Мы с Куртом никогда не работали в одной команде. Педантичные немцы имели и бережно хранили информацию о местонахождении и профессиях евреев со всей Германии – отчасти это способствовало тому, что они становились все более методичными и умелыми убийцами. К счастью для Курта, его документов в Аушвице не оказалось. Он жил в городе возле самой границы Германии с Польшей, откуда у нацистов никаких сведений не было. Курт назвался сапожником, когда его спросили о профессии, поэтому его и направили шить обувь в мастерской, которая находилась прямо в лагере. В этом моему другу очень повезло. Он не ходил на работу под дождем и снегом, как все мы. Мы возвращались в лагерь оголодавшими и с мозолями на ногах, а он сидел в сухости, да еще и с дополнительной порцией еды в животе. Все остатки еды для заключенных – если таковые имелись – попадали обычно к лагерным портным, сапожникам, плотникам. Предполагалось, что заводы, где мы работали, должны в конце смены обеспечивать нас едой, но ее было так мало! А в лагере уже, как правило, все было съедено.
Курту часто удавалось сохранить немного еды, чтобы подкормить меня. Мы заботились друг о друге, делали все, чтобы хоть немного облегчить друг другу жизнь. Дружба тоже бывает разная, в Аушвице я еще раз убедился, что наша с Куртом – самая что ни на есть настоящая…
ЧТОБЫ ЧТО-ТО ПРЕДПРИНЯТЬ, а тем более улучшить, требуются возможности. Для нас настоящим кладезем возможностей являлась лагерная свалка. Например, там можно было найти выброшенные плотниками затупившиеся ножовки. Я не позволял драгоценной стали пропадать даром: собирал их, стачивал зубья и делал прекрасные ножи с полированными деревянными ручками.
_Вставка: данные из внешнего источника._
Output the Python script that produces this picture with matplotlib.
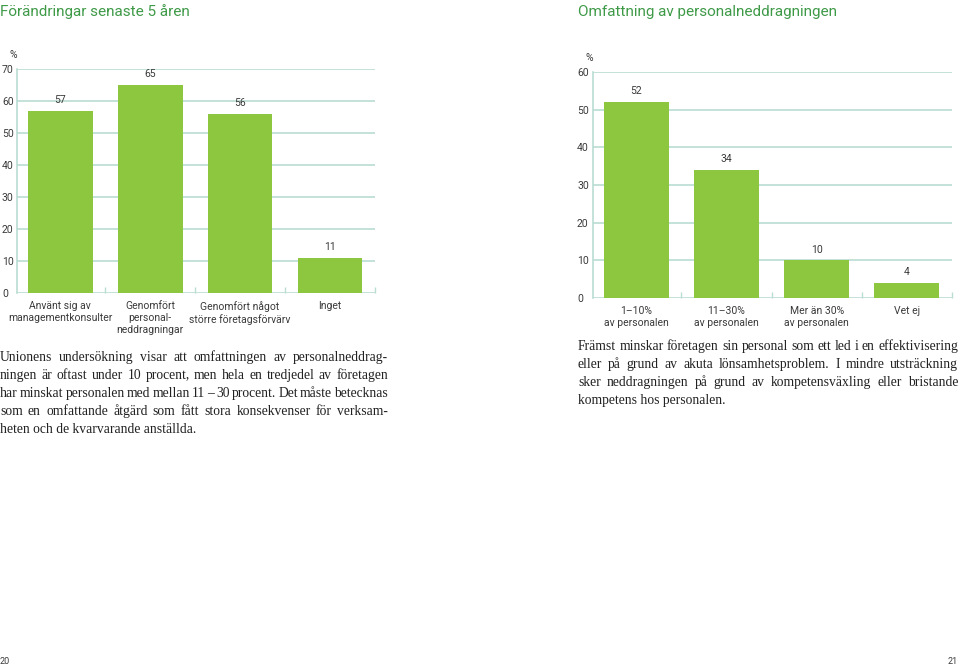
import matplotlib
matplotlib.use("Agg")
import matplotlib.pyplot as plt

# data
left_cats = ["Använt sig av\nmanagementkonsulter", "Genomfört\npersonal-\nneddragningar",
             "Genomfört något\nstörre företagsförvärv", "Inget"]
left_vals = [57, 65, 56, 11]
left_yticks = [0, 10, 20, 30, 40, 50, 60, 70]

right_cats = ["1–10%\nav personalen", "11–30%\nav personalen",
              "Mer än 30%\nav personalen", "Vet ej"]
right_vals = [52, 34, 10, 4]
right_yticks = [0, 10, 20, 30, 40, 50, 60]

left_text = [
    "Unionens undersökning visar att omfattningen av personalneddrag-",
    "ningen är oftast under 10 procent, men hela en tredjedel av företagen",
    "har minskat personalen med mellan 11 – 30 procent. Det måste betecknas",
    "som en omfattande åtgärd som fått stora konsekvenser för verksam-",
    "heten och de kvarvarande anställda.",
]
right_text = [
    "Främst minskar företagen sin personal som ett led i en effektivisering",
    "eller på grund av akuta lönsamhetsproblem. I mindre utsträckning",
    "sker neddragningen på grund av kompetensväxling eller bristande",
    "kompetens hos personalen.",
]

GREEN = "#8dc63f"
GRID = "#b9ddd2"
TITLE = "#3f9a48"
DARK = "#3a3a3a"
SANS = ["Roboto", "DejaVu Sans"]
SERIF = ["Liberation Serif", "DejaVu Serif"]

plt.rcParams["font.family"] = SANS

W, H = 960, 667
fig = plt.figure(figsize=(W / 100, H / 100), dpi=100)


def px(x, y):
    return x / W, 1 - y / H


def bar_chart(rect, cats, vals, yticks, ymax, pad):
    ax = fig.add_axes(rect)
    xs = range(len(cats))
    ax.bar(xs, vals, width=0.72, color=GREEN, zorder=3)
    ax.set_xlim(-0.48, len(cats) - 0.5)
    ax.set_ylim(0, ymax)
    ax.set_yticks(yticks)
    ax.yaxis.grid(True, color=GRID, linewidth=1.2, zorder=0)
    for s in ["top", "right", "bottom"]:
        ax.spines[s].set_visible(False)
    ax.spines["left"].set_color(GRID)
    ax.spines["left"].set_linewidth(1.2)
    ax.tick_params(axis="y", length=0, labelsize=7.5, labelcolor=DARK, pad=pad)
    for lab in ax.get_yticklabels():
        lab.set_horizontalalignment("left")
    # small ticks between categories on the baseline
    ax.set_xticks([i + 0.5 for i in xs])
    ax.tick_params(axis="x", direction="in", length=4, color=GRID, width=1, labelbottom=False)
    for i, (c, v) in enumerate(zip(cats, vals)):
        ax.text(i, v + ymax * 0.025, str(v), ha="center", va="bottom", fontsize=7.5, color=DARK)
        ax.text(i, -ymax * 0.035, c, ha="center", va="top", fontsize=7.5, color=DARK,
                linespacing=1.25)
    ax.text(-0.01, 1.05, "%", transform=ax.transAxes, fontsize=7.5, color=DARK, ha="center")
    return ax


bar_chart([17 / W, 1 - 293 / H, 358 / W, 224 / H], left_cats, left_vals, left_yticks, 70, 10.8)
bar_chart([593 / W, 1 - 298 / H, 359 / W, 226 / H], right_cats, right_vals, right_yticks, 60, 11.5)

# titles
fig.text(*px(0, 12), "Förändringar senaste 5 åren", fontsize=11, color=TITLE, va="center")
fig.text(*px(578, 12), "Omfattning av personalneddragningen", fontsize=11, color=TITLE, va="center")

# body text, justified by hand
fig.canvas.draw()
renderer = fig.canvas.get_renderer()
BODY = dict(fontsize=9.8, family=SERIF, color="#222222", va="baseline")


def paragraph(lines, x0, x1, y0, step):
    for k, line in enumerate(lines):
        y = y0 + k * step + 4
        words = line.split(" ")
        if k == len(lines) - 1 or len(words) == 1:
            fig.text(*px(x0, y), line, **BODY)
            continue
        arts = [fig.text(0, 0, w, **BODY) for w in words]
        widths = [a.get_window_extent(renderer).width for a in arts]
        gap = (x1 - x0 - sum(widths)) / (len(words) - 1)
        x = x0
        for a, w in zip(arts, widths):
            a.set_position(px(x, y))
            x += w + gap


paragraph(left_text, 0, 388, 357, 18)
paragraph(right_text, 578, 958, 346, 18)

# page numbers
fig.text(*px(0, 661), "20", fontsize=6.5, color=DARK, va="center")
fig.text(*px(958, 661), "21", fontsize=6.5, color=DARK, va="center", ha="right")

fig.savefig("out.png", dpi=100)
Их я обменивал на еду, одежду или мыло у других заключенных (в «Канаде» всегда можно было найти что-то полезное) и у людей гражданских. В Аушвице было много гражданских – поваров, водителей. Это были обычные немцы и поляки, которые просто пытались пережить войну. За дополнительную плату я выполнял их заказы: вытачивал на заводских станках кольца для влюбленных и делал гравировку их инициалов. Дело выгодное: хорошее стальное кольцо можно было обменять даже на рубашку или кусок мыла.
За дополнительную плату я вытачивал на заводских станках кольца для влюбленных и делал гравировку их инициалов.
А однажды я обнаружил на свалке большой дырявый горшок. У меня появилась некая идея, связанная с заключенными-врачами, поэтому я залатал его и принес в лагерь. Врачей в Аушвице было много – наверное, каждый второй еврей из среднего класса. Каждое утро автобус отвозил их на работу в разные больницы. Иногда их отправляли на фронт – оказывать помощь раненым. В этом случае они отсутствовали несколько дней. И за каждый из этих дней им давали по четыре сырые картофелины – в качестве платы. Но сырую картошку есть нельзя – можно отравиться, – тут-то они и шли ко мне. Я предоставлял им горшок и брал за аренду посудины одну картошку из четырех сваренных. И так добывал еду, которой мог поделиться с Куртом. Часто я заходил к нему по вечерам с полными карманами картошки, и две-три из них мы съедали на ужин. В какой-то из вечеров я шел мимо эсэсовцев, и у одного из них, известного особой жестокостью, появилось желание поддать мне сзади ногой, но я как раз повернулся, и удар приняла на себя картошка в моем кармане. Конечно, мне пришлось изобразить боль и начать прихрамывать – иначе он ударил бы меня снова. «Извини, друг, но сегодня у нас на ужин пюре!» – сказал я, придя к Курту.